** Task objective **
Return the listing below verbatim. Pictures do not belong in the copy.

** Stored data **
----------------

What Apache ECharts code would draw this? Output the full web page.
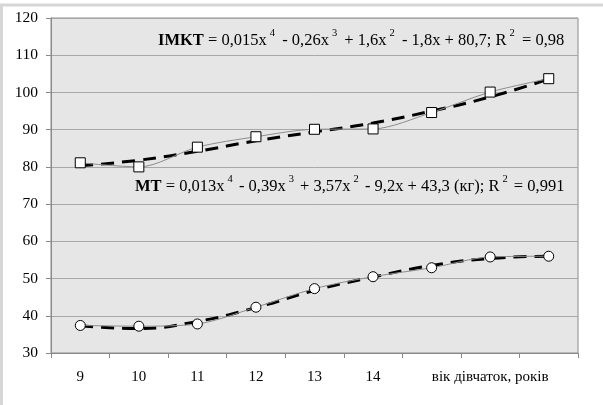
<!DOCTYPE html>
<html>
<head>
<meta charset="utf-8">
<script src="https://cdn.jsdelivr.net/npm/echarts@6/dist/echarts.min.js"></script>
<style>
  html, body { margin: 0; padding: 0; background: #fff; }
  #chart { width: 603px; height: 405px; }
</style>
</head>
<body>
<div id="chart"></div>
<script>
// ages 9..17, only 9-14 are labelled, axis title sits under 16
var ages = ['9', '10', '11', '12', '13', '14', '15', '16', '17']
var ageLabels = ['9', '10', '11', '12', '13', '14', '', 'вік дівчаток, років', '']

var imktValues = [81.1, 80.0, 85.3, 88.1, 90.1, 90.2, 94.6, 100.1, 103.7]
var imktTrend = [80.3, 81.8, 84.2, 87.0, 89.4, 91.8, 95.0, 98.8, 103.6]

// MT (body mass, kg)
var mtValues = [37.4, 37.2, 37.8, 42.3, 47.3, 50.5, 52.9, 55.8, 56.0]
var mtTrend = [37.3, 36.6, 38.5, 42.2, 46.8, 50.4, 53.5, 55.4, 56.0]

var yMin = 30, yMax = 120, yStep = 10

var serif = '"Liberation Serif", "DejaVu Serif", serif'

function richFor(supPad) {
    return {
        b: { fontFamily: serif, fontSize: 16.5, fontWeight: 'bold', lineHeight: 26, color: '#000' },
        n: { fontFamily: serif, fontSize: 16.5, lineHeight: 26, color: '#000' },
        s: { fontFamily: serif, fontSize: 10.5, verticalAlign: 'top', lineHeight: 12, padding: supPad, color: '#000' }
    }
}

var dom = echarts.init(document.getElementById('chart'), null, { renderer: 'canvas' })

var options = {
    animation: false,
    backgroundColor: '#fff',
    grid: {
        left: 51,
        right: 25,
        top: 18,
        bottom: 52,
        show: true,
        backgroundColor: '#e6e6e6',
        borderColor: '#8a8a8a',
        borderWidth: 1
    },
    xAxis: {
        type: 'category',
        data: ages,
        boundaryGap: true,
        axisLine: { lineStyle: { color: '#8a8a8a', width: 1 } },
        axisTick: { show: true, length: 5, lineStyle: { color: '#8a8a8a' } },
        axisLabel: {
            interval: 0,
            margin: 17,
            fontFamily: serif,
            fontSize: 15,
            color: '#000',
            formatter: function (v, i) { return ageLabels[i] }
        },
        splitLine: { show: false }
    },
    yAxis: {
        type: 'value',
        min: yMin,
        max: yMax,
        interval: yStep,
        axisLine: { show: true, lineStyle: { color: '#8a8a8a', width: 1 } },
        axisTick: { show: true, length: 5, lineStyle: { color: '#8a8a8a' } },
        axisLabel: {
            margin: 13,
            fontFamily: serif,
            fontSize: 15.5,
            color: '#000'
        },
        splitLine: { show: true, lineStyle: { color: '#a8a8a8', width: 1 } }
    },
    series: [
        {
            name: 'IMKT тренд',
            type: 'line',
            data: imktTrend,
            smooth: 0.5,
            symbol: 'none',
            lineStyle: { color: '#000', width: 3, type: [13, 8] },
            z: 2
        },
        {
            name: 'IMKT',
            type: 'line',
            data: imktValues,
            smooth: 0.3,
            symbol: 'rect',
            symbolSize: 10,
            itemStyle: { color: '#fff', borderColor: '#000', borderWidth: 1 },
            lineStyle: { color: '#8c8c8c', width: 1 },
            z: 3
        },
        {
            name: 'MT тренд',
            type: 'line',
            data: mtTrend,
            smooth: 0.5,
            symbol: 'none',
            lineStyle: { color: '#000', width: 3, type: [13, 8] },
            z: 2
        },
        {
            name: 'MT',
            type: 'line',
            data: mtValues,
            smooth: 0.3,
            symbol: 'circle',
            symbolSize: 10,
            itemStyle: { color: '#fff', borderColor: '#000', borderWidth: 1 },
            lineStyle: { color: '#8c8c8c', width: 1 },
            z: 3
        }
    ],
    graphic: [
        // outer frame of the figure
        { type: 'line', shape: { x1: 0, y1: 5, x2: 603, y2: 5 }, style: { stroke: '#d6d6d6', lineWidth: 3 } },
        { type: 'line', shape: { x1: 1.5, y1: 5, x2: 1.5, y2: 405 }, style: { stroke: '#d6d6d6', lineWidth: 3 } },
        {
            type: 'text',
            left: 158,
            top: 28,
            z: 10,
            style: {
                text: '{b|IMKT}{n| = 0,015x}{s|4}{n| - 0,26x}{s|3}{n| + 1,6x}{s|2}{n| - 1,8x + 80,7; R}{s|2}{n| = 0,98}',
                rich: richFor([0, 3, 0, 3])
            }
        },
        {
            type: 'text',
            left: 135,
            top: 174,
            z: 10,
            style: {
                text: '{b|MT}{n| = 0,013x}{s|4}{n| - 0,39x}{s|3}{n| + 3,57x}{s|2}{n| - 9,2x + 43,3 (кг); R}{s|2}{n| = 0,991}',
                rich: richFor([0, 2, 0, 3])
            }
        }
    ]
}

dom.setOption(options)
</script>
</body>
</html>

----------------

** Output for this exercise **
What Apache ECharts code would draw this? Output the full web page.
<!DOCTYPE html>
<html>
<head>
<meta charset="utf-8">
<script src="https://cdn.jsdelivr.net/npm/echarts@6/dist/echarts.min.js"></script>
<style>
  html, body { margin: 0; padding: 0; background: #fff; }
  #chart { width: 603px; height: 405px; }
</style>
</head>
<body>
<div id="chart"></div>
<script>
// ages 9..17, only 9-14 are labelled, axis title sits under 16
var ages = ['9', '10', '11', '12', '13', '14', '15', '16', '17']
var ageLabels = ['9', '10', '11', '12', '13', '14', '', 'вік дівчаток, років', '']

var imktValues = [81.1, 80.0, 85.3, 88.1, 90.1, 90.2, 94.6, 100.1, 103.7]
var imktTrend = [80.3, 81.8, 84.2, 87.0, 89.4, 91.8, 95.0, 98.8, 103.6]

// MT (body mass, kg)
var mtValues = [37.4, 37.2, 37.8, 42.3, 47.3, 50.5, 52.9, 55.8, 56.0]
var mtTrend = [37.3, 36.6, 38.5, 42.2, 46.8, 50.4, 53.5, 55.4, 56.0]

var yMin = 30, yMax = 120, yStep = 10

var serif = '"Liberation Serif", "DejaVu Serif", serif'

function richFor(supPad) {
    return {
        b: { fontFamily: serif, fontSize: 16.5, fontWeight: 'bold', lineHeight: 26, color: '#000' },
        n: { fontFamily: serif, fontSize: 16.5, lineHeight: 26, color: '#000' },
        s: { fontFamily: serif, fontSize: 10.5, verticalAlign: 'top', lineHeight: 12, padding: supPad, color: '#000' }
    }
}

var dom = echarts.init(document.getElementById('chart'), null, { renderer: 'canvas' })

var options = {
    animation: false,
    backgroundColor: '#fff',
    grid: {
        left: 51,
        right: 25,
        top: 18,
        bottom: 52,
        show: true,
        backgroundColor: '#e6e6e6',
        borderColor: '#8a8a8a',
        borderWidth: 1
    },
    xAxis: {
        type: 'category',
        data: ages,
        boundaryGap: true,
        axisLine: { lineStyle: { color: '#8a8a8a', width: 1 } },
        axisTick: { show: true, length: 5, lineStyle: { color: '#8a8a8a' } },
        axisLabel: {
            interval: 0,
            margin: 17,
            fontFamily: serif,
            fontSize: 15,
            color: '#000',
            formatter: function (v, i) { return ageLabels[i] }
        },
        splitLine: { show: false }
    },
    yAxis: {
        type: 'value',
        min: yMin,
        max: yMax,
        interval: yStep,
        axisLine: { show: true, lineStyle: { color: '#8a8a8a', width: 1 } },
        axisTick: { show: true, length: 5, lineStyle: { color: '#8a8a8a' } },
        axisLabel: {
            margin: 13,
            fontFamily: serif,
            fontSize: 15.5,
            color: '#000'
        },
        splitLine: { show: true, lineStyle: { color: '#a8a8a8', width: 1 } }
    },
    series: [
        {
            name: 'IMKT тренд',
            type: 'line',
            data: imktTrend,
            smooth: 0.5,
            symbol: 'none',
            lineStyle: { color: '#000', width: 3, type: [13, 8] },
            z: 2
        },
        {
            name: 'IMKT',
            type: 'line',
            data: imktValues,
            smooth: 0.3,
            symbol: 'rect',
            symbolSize: 10,
            itemStyle: { color: '#fff', borderColor: '#000', borderWidth: 1 },
            lineStyle: { color: '#8c8c8c', width: 1 },
            z: 3
        },
        {
            name: 'MT тренд',
            type: 'line',
            data: mtTrend,
            smooth: 0.5,
            symbol: 'none',
            lineStyle: { color: '#000', width: 3, type: [13, 8] },
            z: 2
        },
        {
            name: 'MT',
            type: 'line',
            data: mtValues,
            smooth: 0.3,
            symbol: 'circle',
            symbolSize: 10,
            itemStyle: { color: '#fff', borderColor: '#000', borderWidth: 1 },
            lineStyle: { color: '#8c8c8c', width: 1 },
            z: 3
        }
    ],
    graphic: [
        // outer frame of the figure
        { type: 'line', shape: { x1: 0, y1: 5, x2: 603, y2: 5 }, style: { stroke: '#d6d6d6', lineWidth: 3 } },
        { type: 'line', shape: { x1: 1.5, y1: 5, x2: 1.5, y2: 405 }, style: { stroke: '#d6d6d6', lineWidth: 3 } },
        {
            type: 'text',
            left: 158,
            top: 28,
            z: 10,
            style: {
                text: '{b|IMKT}{n| = 0,015x}{s|4}{n| - 0,26x}{s|3}{n| + 1,6x}{s|2}{n| - 1,8x + 80,7; R}{s|2}{n| = 0,98}',
                rich: richFor([0, 3, 0, 3])
            }
        },
        {
            type: 'text',
            left: 135,
            top: 174,
            z: 10,
            style: {
                text: '{b|MT}{n| = 0,013x}{s|4}{n| - 0,39x}{s|3}{n| + 3,57x}{s|2}{n| - 9,2x + 43,3 (кг); R}{s|2}{n| = 0,991}',
                rich: richFor([0, 2, 0, 3])
            }
        }
    ]
}

dom.setOption(options)
</script>
</body>
</html>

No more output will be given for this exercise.